Continua a deteriorarsi la propensione al rischio, sostituita da una crescente avversione che è ben supportata dalla rappresaglia annunciata dalla Cina nei confronti degli Stati Uniti, dopo le ben note iniziative dell’amministrazione Trump, di cui abbiamo largamente parlato in queste pagine.

Come se non fossero sufficienti i dazi punitivi dal 5% al 25% su 60 miliardi di import statunitensi con decorrenza dal prossimo 1 giugno, poi, sono arrivati anche alcuni colpi sparati contro due petrolifere nel Golfo Persico ad acuire le tensioni globali. Un mix esplosivo, che – come era largamente prevedibile – ha affossato il mercato azionario, con l’S&P500 in USA e l’Eurostoxx in Europa in fase decisamente calante.

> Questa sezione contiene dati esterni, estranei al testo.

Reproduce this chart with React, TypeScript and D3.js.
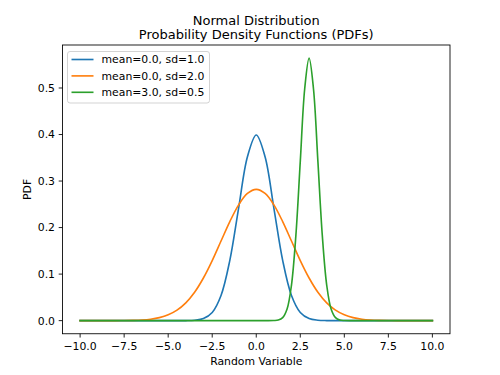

Per quanto attiene i tassi, i rendimenti dei titoli di Stato sono calati ancora, e si sono allargati gli spread sovrani in area euro. Sul fronte commodity, l’incidente in Golfo Persico ha prodotto un incremento transitorio delle quotazioni petrolifere.

Soffermandoci sul solo dollaro, la valuta verde ha interrotto la strada di ribasso che aveva avviato contestualmente agli indici azionari e ai tassi. Ne è conseguito che l’indice di cambio medio è rimasto stabile. L’euro non sembra invece fronteggiare dati di particolare rilievo, soprattutto ora che i dati tedeschi sui prezzi hanno sostanzialmente confermato le stime.

Anche in Europa, peraltro, i tassi sembrano essere in flessione come risposta all’incremento della risk adversion, sebbene abbiano certamente meno margine di manovra rispetto ai tassi americani. In tale ambito di turbolenza internazionale, i differenziali si muovono in senso più favorevole alla valuta unica europea.

Per quanto attiene i safe haven che stanno maggiormente beneficiando di tale evoluzione, un cenno è certamente attribuibile al franco svizzero, tornato a 1,1310 contro euro, e allo yen giapponese, che invece torna a 109,58, con rimbalzi correttivi nel corso della notte.